Despite numerous efforts aimed at getting women into powerful positions, men still occupy most of the top jobs in higher education. David Jobbins reports

Women still fall short of the commanding heights of higher education in the Commonwealth despite two decades of hammering on the glass ceiling with the encouragement of Unesco and the Commonwealth Secretariat.

There have been advances. In 1994, a Unesco/Commonwealth Secretariat report concluded that "with hardly an exception, the global picture is one of men outnumbering women at about five to one at middle-management level and at about 20 to one at senior management level".

By 2000, an Association of Commonwealth Universities survey had detected a marginal shift. But at middle-management level, men still outnumbered women by three or four to one, and by about ten to one at senior-management level. Female vice-chancellors or presidents, deans and professors are still a minority at 9 per cent, 14.3 per cent and 13.1 per cent respectively.

Jasbir Singh, the study's author and a consultant to the ACU Women's Programme, says: "The proportion of women enrolled in tertiary education institutions and in key decision-making positions in nearly all Commonwealth countries still falls short of the 53 per cent that would represent the female population, and is short even of the 30 per cent endorsed by Commonwealth heads of government and Unesco. Clearly, there is need for efforts to further enhance women's status in higher education."

A number of initiatives have sought to help encourage a better gender balance. "These have brought greater awareness of the problem and instituted steps towards greater gender balance in higher education management," Singh says. But the 2000 figures show that the impact has been limited. Women comprise 22.6 per cent of staff in Commonwealth universities at the level of senior lecturer and above - just 28,310 out of 125,212.

Since 1985, the ACU's Women's Programme has sought to address the gender imbalance. It provides management training, gender sensitisation programmes, seminars and workshops. From 1986, workshops were organised to develop the management skills of senior female academics and administrators. After 1999, the programme focused on training cadres of women to take the work forward in their own institutions and regions. Workshops began to focus on "training the trainers".

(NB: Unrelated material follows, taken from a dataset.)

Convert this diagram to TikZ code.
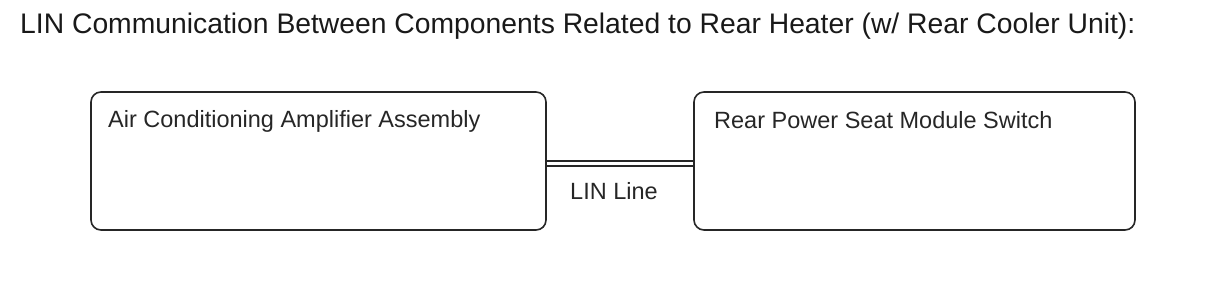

A masters programme at the Institute of Education, University of London, was aimed at ambitious, motivated applicants with an honours degree, at least two years' professional experience and the potential to make a significant contribution in higher education management.

Sixteen students have gone through the course, 15 with financial support from the ACU and one on a Chevening scholarship. All but one finished, and several went home to promotions, to take up doctoral research or to new roles in which they could influence gender policy. However, the ACU decided it could not sustain funding of students on the MSc.

Singh says: "The programme has achieved a great deal, but there is much more to do."